U.S. officials have long believed that security police were present during the interrogation and torture of Camarena.
The Federal Security Directorate, a secret intelligence agency, was used in the 1970s to combat urban and rural guerrilla groups and was headed from 1977 to 1982 by Miguel Nazar Haro. Nazar resigned from the post after he was indicted in San Diego in connection with a luxury car-theft ring. Some of the stolen vehicles turned up in the possession of security agents. Prado, Perez Carmona and two other police officials also were indicted in the San Diego case.
Nazar Haro turned over command of the security directorate to Zorrilla. By then, the agency had a reputation of torturing political opponents and making them “disappear.”
“They controlled the state police, and the Federal Judicial Police was subservient to them. They came from the most powerful institution outside of the presidency--the Interior Ministry,” a police source said.
“Maybe they were asked to do things they were later owed a favor for. The organization gained strength under Nazar Haro, and he continued to have a very close relationship with these people. It’s a fraternity. There was some loyalty to Nazar Haro and some to the new man, Zorrilla.”
Zorrilla resigned his command in 1985 after the Camarena killing and news leaks of Zorrilla’s alleged ties to drug traffickers. The police agency was disbanded that year.
Nazar Haro turned up again this year as head of the newly created Intelligence Directorate. His appointment angered U.S. officials and caused such an uproar among human rights activists that he was forced to resign. Prado and Perez Carmona took his place.

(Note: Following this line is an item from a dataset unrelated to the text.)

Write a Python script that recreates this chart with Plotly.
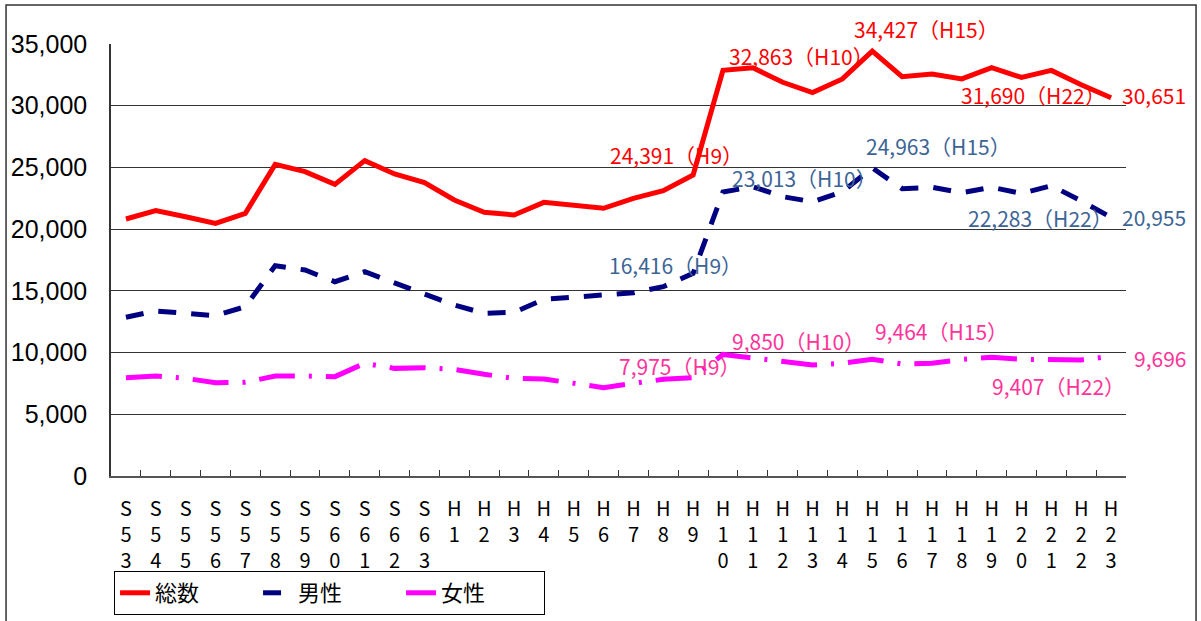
import plotly.graph_objects as go

categories = ["S53","S54","S55","S56","S57","S58","S59","S60","S61","S62","S63",
              "H1","H2","H3","H4","H5","H6","H7","H8","H9","H10","H11","H12","H13",
              "H14","H15","H16","H17","H18","H19","H20","H21","H22","H23"]
tick_text = ["<br>".join(list(c)) for c in categories]

total = [20820, 21500, 21000, 20470, 21280, 25250, 24660, 23630, 25550, 24470, 23780,
         22360, 21360, 21150, 22170, 21900, 21690, 22500, 23120, 24391, 32863, 33080,
         31900, 31060, 32170, 34427, 32350, 32570, 32170, 33080, 32290, 32860, 31690, 30651]
male = [12860, 13370, 13180, 12990, 13720, 17040, 16690, 15740, 16550, 15660, 14800,
        13850, 13180, 13260, 14310, 14480, 14610, 14850, 15340, 16416, 23013, 23440,
        22630, 22220, 23030, 24963, 23280, 23390, 22950, 23390, 22900, 23520, 22283, 20955]
female = [7970, 8100, 7910, 7560, 7600, 8100, 8100, 8050, 9130, 8720, 8780,
          8640, 8240, 7910, 7860, 7510, 7160, 7510, 7830, 7975, 9850, 9560,
          9260, 9000, 9130, 9464, 9070, 9130, 9450, 9620, 9450, 9450, 9407, 9696]

series_names = ["総数", "男性", "女性"]
line_colors = ["#FF0000", "#000080", "#FF00FF"]
label_colors = ["#FF0000", "#3C6595", "#FF3399"]
dashes = ["solid", "18px,15px", "36px,14px,3px,14px"]

# labelled points: (series index, category, text, xshift, yshift, xanchor)
labels = [
    (0, "H9", "24,391（H9）", -17, 20, "center"),
    (0, "H10", "32,863（H10）", 79, 14, "center"),
    (0, "H15", "34,427（H15）", 54, 22, "center"),
    (0, "H22", "31,690（H22）", -48, -10, "center"),
    (0, "H23", "30,651", 9, 3, "left"),
    (1, "H9", "16,416（H9）", -18, 8, "center"),
    (1, "H10", "23,013（H10）", 82, 14, "center"),
    (1, "H15", "24,963（H15）", 66, 22, "center"),
    (1, "H22", "22,283（H22）", -41, -17, "center"),
    (1, "H23", "20,955", 9, 0, "left"),
    (2, "H9", "7,975（H9）", -14, 12, "center"),
    (2, "H10", "9,850（H10）", 76, 13, "center"),
    (2, "H15", "9,464（H15）", 69, 28, "center"),
    (2, "H22", "9,407（H22）", -23, -26, "center"),
    (2, "H23", "9,696", 21, -2, "left"),
]

data = [total, male, female]
fig = go.Figure()
for name, vals, col, d in zip(series_names, data, line_colors, dashes):
    fig.add_trace(go.Scatter(x=categories, y=vals, name=name, mode="lines",
                             line=dict(color=col, width=5, dash=d)))

for si, cat, txt, xs, ys, xa in labels:
    fig.add_annotation(x=cat, y=data[si][categories.index(cat)], text=txt,
                       showarrow=False, xshift=xs, yshift=ys, xanchor=xa, yanchor="middle",
                       font=dict(family="Noto Sans CJK JP", size=21, color=label_colors[si]))

fig.add_shape(type="rect", xref="paper", yref="paper", x0=-0.1034, x1=1.069, y0=-0.34, y1=1.0903,
              line=dict(color="#333333", width=1.5), fillcolor="rgba(0,0,0,0)", layer="below")

fig.update_layout(
    width=1201, height=621,
    margin=dict(l=111, r=75, t=44, b=145, autoexpand=False),
    paper_bgcolor="white", plot_bgcolor="white",
    font=dict(family="Liberation Sans, Arial", color="black"),
    xaxis=dict(type="category", tickmode="array", tickvals=categories, ticktext=tick_text,
               tickson="boundaries", ticks="inside", ticklen=6, tickcolor="#333",
               showline=True, linecolor="#555", linewidth=2, showgrid=False,
               automargin=False, ticklabelstandoff=14,
               tickfont=dict(family="Noto Sans CJK JP", size=20, color="black"),
               range=[-0.5, 33.5]),
    yaxis=dict(range=[0, 35000], tickvals=[0, 5000, 10000, 15000, 20000, 25000, 30000, 35000],
               tickformat=",d", showgrid=True, gridcolor="#333333", gridwidth=1,
               showline=True, linecolor="#333", linewidth=1.5, ticks="",
               ticklabelstandoff=17, zeroline=False, automargin=False,
               tickfont=dict(family="Liberation Sans, Arial", size=25, color="black")),
    legend=dict(orientation="h", x=0.003, y=-0.2708, xanchor="left", yanchor="middle",
                bordercolor="black", borderwidth=1, bgcolor="white",
                font=dict(family="Noto Sans CJK JP", size=22, color="black"),
                entrywidth=98, tracegroupgap=0, valign="middle"),
    showlegend=True,
)

fig.write_html("out.html", config={"displayModeBar": False},
               post_script="document.body.style.margin='0';document.body.style.overflow='hidden';")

Once Prado and Perez Carmona were arrested, hundreds of other intelligence agents reportedly resigned or deserted the force. The agency was eliminated.
But the intrigue continues. Garcia Dominguez announced last week that Zorrilla was responsible for another murder in 1985, that of Jose Luis Esqueda Gutierrez, who allegedly possessed evidence connecting Zorrilla to drug traffickers.
“The motive for taking the lives of Buendia and Esqueda Gutierrez was the knowledge they both had on Zorrilla’s links to drug traffickers,” Garcia Dominguez said.
The prosecutor insisted the gunman who killed Buendia was not the dead Chocorrol, but Moro Avila, even though Moro Avila does not fit the sketch of the suspect drawn from witnesses’ accounts. He said the evidence Zorrilla had removed from Buendia’s office consisted of cassette recordings of two telephone conversations in which Buendia had advised Zorrilla of the information he had allegedly linking the police commander to traffickers.
The Buendia case appeared solved, except that also last week, Mexican newspapers reported another murder. A jailed police officer, Abel Cuevas Uriostegui, was shot dead Wednesday night, allegedly as he led police to the houses of two former Federal Security Directorate agents--the agents who supposedly were responsible for Esqueda Gutierrez’s murder.
This week, officials arrested another former commander of the Federal Security Directorate, Rafael Chao Lopez, who was second to Zorrilla. Chao was detained on charges of illicit enrichment that allegedly stemmed from drug and weapons trafficking.